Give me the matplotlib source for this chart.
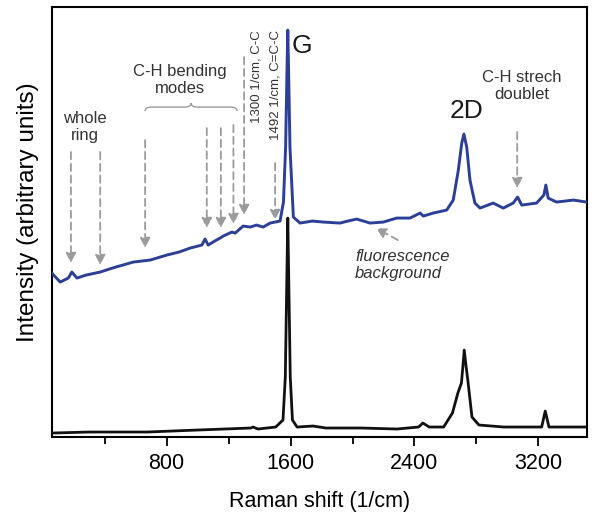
import numpy as np
import matplotlib
matplotlib.use("Agg")
import matplotlib.pyplot as plt
from matplotlib.path import Path
from matplotlib.patches import PathPatch

plt.rcParams["font.family"] = ["Liberation Sans", "DejaVu Sans"]

# blue spectrum (upper trace)
blue_x = [60, 70, 113, 165, 188, 221, 280, 371, 450, 584, 694, 801, 880, 952,
          1027, 1048, 1068, 1110, 1145, 1165, 1221, 1242, 1294, 1339, 1380, 1423,
          1468, 1532, 1554, 1568, 1576, 1582, 1588, 1596, 1618, 1661, 1740, 1812,
          1919, 1970, 2027, 2113, 2199, 2285, 2371, 2436, 2457, 2521, 2608, 2650,
          2683, 2705, 2719, 2737, 2758, 2790, 2823, 2908, 2973, 3037, 3066, 3092,
          3188, 3235, 3248, 3263, 3317, 3425, 3511]
blue_y = [164, 162, 155, 159, 165, 159, 162, 165, 169, 175, 177, 182, 185, 189,
          192, 198, 192, 196, 199, 201, 205, 204, 211, 210, 212, 210,
          214, 216, 235, 290, 360, 407, 360, 290, 220, 214, 216, 215,
          214, 216, 218, 214, 215, 219, 219, 224, 221, 224, 227, 237,
          267, 294, 303, 290, 257, 234, 229, 234, 229, 234, 240, 232,
          234, 242, 252, 239, 235, 237, 235]

# black spectrum (lower trace)
black_x = [65, 300, 674, 1000, 1343, 1358, 1390, 1504, 1551, 1566, 1575, 1582,
           1589, 1598, 1612, 1642, 1745, 1827, 2057, 2287, 2426, 2454, 2495, 2588,
           2645, 2680, 2703, 2712, 2721, 2732, 2744, 2771, 2816, 2977, 3221, 3244,
           3268, 3505]
black_y = [4, 5, 5, 7, 9, 10, 8, 10, 17, 60, 150, 219,
           150, 60, 17, 10, 11, 9, 9, 8, 10, 14, 10, 10,
           24, 44, 54, 70, 87, 72, 57, 20, 12, 10, 10, 26,
           10, 10]

# dashed marker arrows: (x, start y, tip y)
mark_arrows = [(182, 285, 174), (371, 285, 172), (661, 297, 189), (1059, 309, 209),
               (1150, 309, 209), (1231, 312, 213), (1300, 380, 222), (1500, 274, 217),
               (3063, 305, 249)]
fluor_arrow = ((2293, 197), (2151, 209))
brace_x = (661, 1255)
brace_y = 330

major_ticks = [800, 1600, 2400, 3200]
minor_ticks = [400, 1200, 2000, 2800]

BLUE = "#2c3f97"
GRAY = "#9b9b9b"
TXT = "#333333"

fig = plt.figure(figsize=(6.0, 5.23), dpi=100)
ax = fig.add_axes([0.0867, 0.1644, 0.892, 0.822])

ax.plot(blue_x, blue_y, color=BLUE, lw=2.1, zorder=3)
ax.plot(black_x, black_y, color="#111111", lw=2.0, zorder=3)

for x, y0, y1 in mark_arrows:
    ax.annotate("", xy=(x, y1), xytext=(x, y0),
                arrowprops=dict(arrowstyle="-|>,head_width=0.3,head_length=0.6",
                                color=GRAY, lw=1.3, linestyle=(0, (4, 2.5)),
                                shrinkA=0, shrinkB=0), zorder=2)
ax.annotate("", xy=fluor_arrow[1], xytext=fluor_arrow[0],
            arrowprops=dict(arrowstyle="-|>,head_width=0.3,head_length=0.6",
                            color=GRAY, lw=1.3, linestyle=(0, (4, 2.5)),
                            shrinkA=0, shrinkB=0), zorder=2)

# curly brace over the bending-mode arrows
x1, x2 = brace_x
xc = (x1 + x2) / 2
d, h = 40, 4
verts = [(x1, brace_y - h), (x1, brace_y), (x1 + d, brace_y),
         (xc - d, brace_y), (xc, brace_y), (xc, brace_y + h),
         (xc, brace_y), (xc + d, brace_y),
         (x2 - d, brace_y), (x2, brace_y), (x2, brace_y - h)]
codes = [Path.MOVETO, Path.CURVE3, Path.CURVE3, Path.LINETO, Path.CURVE3, Path.CURVE3,
         Path.CURVE3, Path.CURVE3, Path.LINETO, Path.CURVE3, Path.CURVE3]
ax.add_patch(PathPatch(Path(verts, codes), fill=False, ec=GRAY, lw=1.0))

ax.text(271, 310, "whole\nring", ha="center", va="center", fontsize=12, color=TXT,
        linespacing=1.1)
ax.text(887, 357, "C-H bending\nmodes", ha="center", va="center", fontsize=12,
        color=TXT, linespacing=1.1)
ax.text(1377, 407, "1300 1/cm, C-C", rotation=90, ha="center", va="top",
        fontsize=9.5, color=TXT)
ax.text(1505, 407, "1492 1/cm, C=C-C", rotation=90, ha="center", va="top",
        fontsize=9.5, color=TXT)
ax.text(1674, 391, "G", ha="center", va="center", fontsize=19, color="#1a1a1a")
ax.text(2736, 326, "2D", ha="center", va="center", fontsize=19, color="#1a1a1a")
ax.text(3092, 351, "C-H strech\ndoublet", ha="center", va="center", fontsize=12,
        color=TXT, linespacing=1.1)
ax.text(2016, 172, "fluorescence\nbackground", ha="left", va="center", fontsize=12,
        color=TXT, style="italic", linespacing=1.1)

ax.set_xlim(60, 3515)
ax.set_ylim(0, 430)
ax.set_xticks(major_ticks)
ax.set_xticks(minor_ticks, minor=True)
ax.set_yticks([])
ax.tick_params(axis="x", which="major", direction="out", length=6.7, width=1.3,
               labelsize=15.5, pad=5)
ax.tick_params(axis="x", which="minor", direction="out", length=4.8, width=1.3)
for s in ax.spines.values():
    s.set_linewidth(1.5)

ax.set_xlabel("Raman shift (1/cm)", fontsize=15.5, labelpad=12)
ax.set_ylabel("Intensity (arbitrary units)", fontsize=17.5)
ax.yaxis.set_label_coords(-0.024, 0.523)

fig.savefig("out.png", dpi=100)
..............................
Short task -
From the first line above down to the line with "234, 242, 252, 239, 235, 237, 235]", reproduce every line and no others, omitting pictures.

Result -
Give me the matplotlib source for this chart.
import numpy as np
import matplotlib
matplotlib.use("Agg")
import matplotlib.pyplot as plt
from matplotlib.path import Path
from matplotlib.patches import PathPatch

plt.rcParams["font.family"] = ["Liberation Sans", "DejaVu Sans"]

# blue spectrum (upper trace)
blue_x = [60, 70, 113, 165, 188, 221, 280, 371, 450, 584, 694, 801, 880, 952,
          1027, 1048, 1068, 1110, 1145, 1165, 1221, 1242, 1294, 1339, 1380, 1423,
          1468, 1532, 1554, 1568, 1576, 1582, 1588, 1596, 1618, 1661, 1740, 1812,
          1919, 1970, 2027, 2113, 2199, 2285, 2371, 2436, 2457, 2521, 2608, 2650,
          2683, 2705, 2719, 2737, 2758, 2790, 2823, 2908, 2973, 3037, 3066, 3092,
          3188, 3235, 3248, 3263, 3317, 3425, 3511]
blue_y = [164, 162, 155, 159, 165, 159, 162, 165, 169, 175, 177, 182, 185, 189,
          192, 198, 192, 196, 199, 201, 205, 204, 211, 210, 212, 210,
          214, 216, 235, 290, 360, 407, 360, 290, 220, 214, 216, 215,
          214, 216, 218, 214, 215, 219, 219, 224, 221, 224, 227, 237,
          267, 294, 303, 290, 257, 234, 229, 234, 229, 234, 240, 232,
          234, 242, 252, 239, 235, 237, 235]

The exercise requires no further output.